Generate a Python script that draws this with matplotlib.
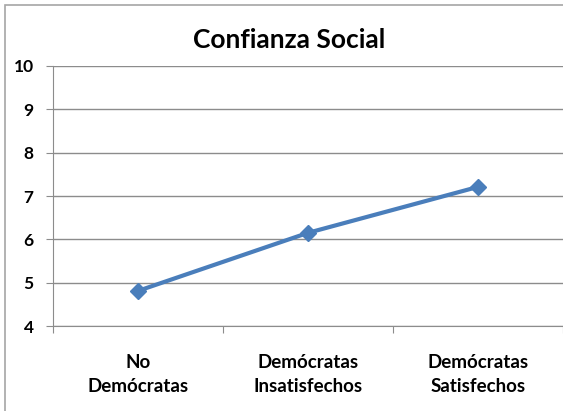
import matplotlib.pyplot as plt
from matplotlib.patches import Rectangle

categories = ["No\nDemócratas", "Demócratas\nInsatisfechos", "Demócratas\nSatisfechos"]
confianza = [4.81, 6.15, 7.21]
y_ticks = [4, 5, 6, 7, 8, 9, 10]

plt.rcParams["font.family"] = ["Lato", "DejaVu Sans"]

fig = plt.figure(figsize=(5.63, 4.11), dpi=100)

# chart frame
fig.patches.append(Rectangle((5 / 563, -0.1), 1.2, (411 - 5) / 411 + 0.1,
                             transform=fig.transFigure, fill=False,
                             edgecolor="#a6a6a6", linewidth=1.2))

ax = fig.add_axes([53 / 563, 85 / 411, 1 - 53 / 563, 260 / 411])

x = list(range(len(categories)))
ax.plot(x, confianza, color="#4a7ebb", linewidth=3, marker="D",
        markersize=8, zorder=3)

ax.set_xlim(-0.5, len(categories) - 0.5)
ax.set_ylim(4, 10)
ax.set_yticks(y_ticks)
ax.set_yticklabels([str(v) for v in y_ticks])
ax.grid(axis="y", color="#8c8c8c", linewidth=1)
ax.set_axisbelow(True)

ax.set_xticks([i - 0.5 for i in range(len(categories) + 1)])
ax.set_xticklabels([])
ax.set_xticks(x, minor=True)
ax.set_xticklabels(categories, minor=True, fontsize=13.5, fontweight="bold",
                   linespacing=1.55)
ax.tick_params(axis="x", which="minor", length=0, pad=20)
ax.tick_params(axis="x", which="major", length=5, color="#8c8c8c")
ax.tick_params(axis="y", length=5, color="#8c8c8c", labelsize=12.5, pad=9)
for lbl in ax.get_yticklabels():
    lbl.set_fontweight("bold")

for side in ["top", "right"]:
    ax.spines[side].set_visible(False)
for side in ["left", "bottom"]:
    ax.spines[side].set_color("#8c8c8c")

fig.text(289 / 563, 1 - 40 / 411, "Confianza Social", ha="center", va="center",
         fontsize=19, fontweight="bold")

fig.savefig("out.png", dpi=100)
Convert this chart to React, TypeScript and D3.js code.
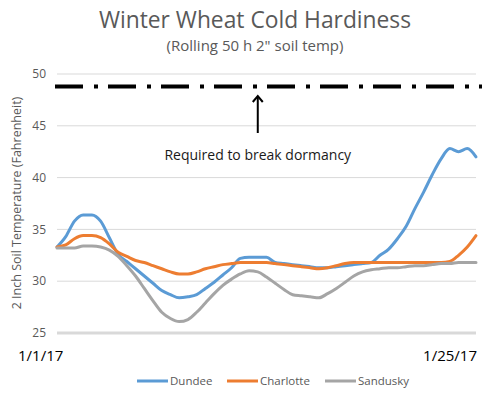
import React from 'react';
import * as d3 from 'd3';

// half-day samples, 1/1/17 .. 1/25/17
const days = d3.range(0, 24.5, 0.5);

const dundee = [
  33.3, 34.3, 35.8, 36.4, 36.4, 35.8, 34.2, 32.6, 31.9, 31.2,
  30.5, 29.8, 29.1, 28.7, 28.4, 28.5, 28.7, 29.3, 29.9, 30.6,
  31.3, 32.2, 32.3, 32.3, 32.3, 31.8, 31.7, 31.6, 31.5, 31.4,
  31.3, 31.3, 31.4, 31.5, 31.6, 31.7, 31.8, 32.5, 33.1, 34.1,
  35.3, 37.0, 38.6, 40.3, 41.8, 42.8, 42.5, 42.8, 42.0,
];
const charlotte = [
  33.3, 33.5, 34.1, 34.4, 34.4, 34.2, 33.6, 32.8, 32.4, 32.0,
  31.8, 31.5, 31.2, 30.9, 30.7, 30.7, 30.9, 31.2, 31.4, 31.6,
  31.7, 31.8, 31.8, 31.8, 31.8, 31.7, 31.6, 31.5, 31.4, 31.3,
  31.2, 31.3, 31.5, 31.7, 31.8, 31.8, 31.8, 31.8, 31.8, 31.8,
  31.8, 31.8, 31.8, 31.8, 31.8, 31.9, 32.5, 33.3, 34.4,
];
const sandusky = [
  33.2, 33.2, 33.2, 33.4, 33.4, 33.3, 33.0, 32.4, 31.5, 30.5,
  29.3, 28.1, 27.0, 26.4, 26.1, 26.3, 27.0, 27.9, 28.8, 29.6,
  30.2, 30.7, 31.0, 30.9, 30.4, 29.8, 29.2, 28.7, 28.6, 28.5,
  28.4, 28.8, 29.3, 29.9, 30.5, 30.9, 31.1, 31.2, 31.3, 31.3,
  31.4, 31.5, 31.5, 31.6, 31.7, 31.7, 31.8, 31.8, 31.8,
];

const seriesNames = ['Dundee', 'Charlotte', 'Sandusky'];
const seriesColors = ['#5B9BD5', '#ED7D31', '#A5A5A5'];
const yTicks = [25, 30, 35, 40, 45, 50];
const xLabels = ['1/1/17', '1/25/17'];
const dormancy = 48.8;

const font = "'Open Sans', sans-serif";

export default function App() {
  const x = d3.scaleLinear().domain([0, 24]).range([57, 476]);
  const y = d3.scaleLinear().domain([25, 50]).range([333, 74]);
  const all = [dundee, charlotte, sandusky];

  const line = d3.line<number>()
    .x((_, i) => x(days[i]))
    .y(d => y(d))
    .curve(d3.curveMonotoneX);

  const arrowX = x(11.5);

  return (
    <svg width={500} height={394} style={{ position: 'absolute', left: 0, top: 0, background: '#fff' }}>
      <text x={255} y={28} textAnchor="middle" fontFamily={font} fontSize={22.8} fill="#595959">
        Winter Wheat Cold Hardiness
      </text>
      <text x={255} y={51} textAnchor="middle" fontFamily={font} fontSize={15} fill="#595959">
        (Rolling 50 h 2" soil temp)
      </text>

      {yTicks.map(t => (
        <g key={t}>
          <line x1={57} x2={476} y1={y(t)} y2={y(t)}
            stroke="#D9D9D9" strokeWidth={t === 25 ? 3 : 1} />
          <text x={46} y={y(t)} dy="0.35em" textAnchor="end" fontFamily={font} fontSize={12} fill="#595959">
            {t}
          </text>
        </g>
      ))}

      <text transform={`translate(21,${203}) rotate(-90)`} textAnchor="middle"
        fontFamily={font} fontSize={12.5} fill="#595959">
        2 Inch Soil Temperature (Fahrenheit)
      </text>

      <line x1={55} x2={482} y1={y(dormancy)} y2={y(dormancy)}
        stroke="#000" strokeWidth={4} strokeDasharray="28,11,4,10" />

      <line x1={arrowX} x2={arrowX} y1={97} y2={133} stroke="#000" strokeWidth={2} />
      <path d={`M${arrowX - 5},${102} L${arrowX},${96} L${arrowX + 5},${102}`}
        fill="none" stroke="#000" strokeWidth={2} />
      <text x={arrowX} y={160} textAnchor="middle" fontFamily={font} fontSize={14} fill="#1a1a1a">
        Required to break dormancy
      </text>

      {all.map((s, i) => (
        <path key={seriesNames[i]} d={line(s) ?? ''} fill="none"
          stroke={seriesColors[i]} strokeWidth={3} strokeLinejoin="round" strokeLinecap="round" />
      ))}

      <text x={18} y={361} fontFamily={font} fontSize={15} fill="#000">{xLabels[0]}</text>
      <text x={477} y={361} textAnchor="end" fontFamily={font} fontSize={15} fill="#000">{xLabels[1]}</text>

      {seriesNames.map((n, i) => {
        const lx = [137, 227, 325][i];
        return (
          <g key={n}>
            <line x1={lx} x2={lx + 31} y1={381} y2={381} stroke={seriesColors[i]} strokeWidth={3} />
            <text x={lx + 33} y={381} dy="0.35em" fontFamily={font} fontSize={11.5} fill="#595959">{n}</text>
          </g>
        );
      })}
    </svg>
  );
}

= = =

**THE REQUEST:**
Where a line above contains the string "React", copy that line.

**EXERCISE SOLUTION:**
Convert this chart to React, TypeScript and D3.js code.
import React from 'react';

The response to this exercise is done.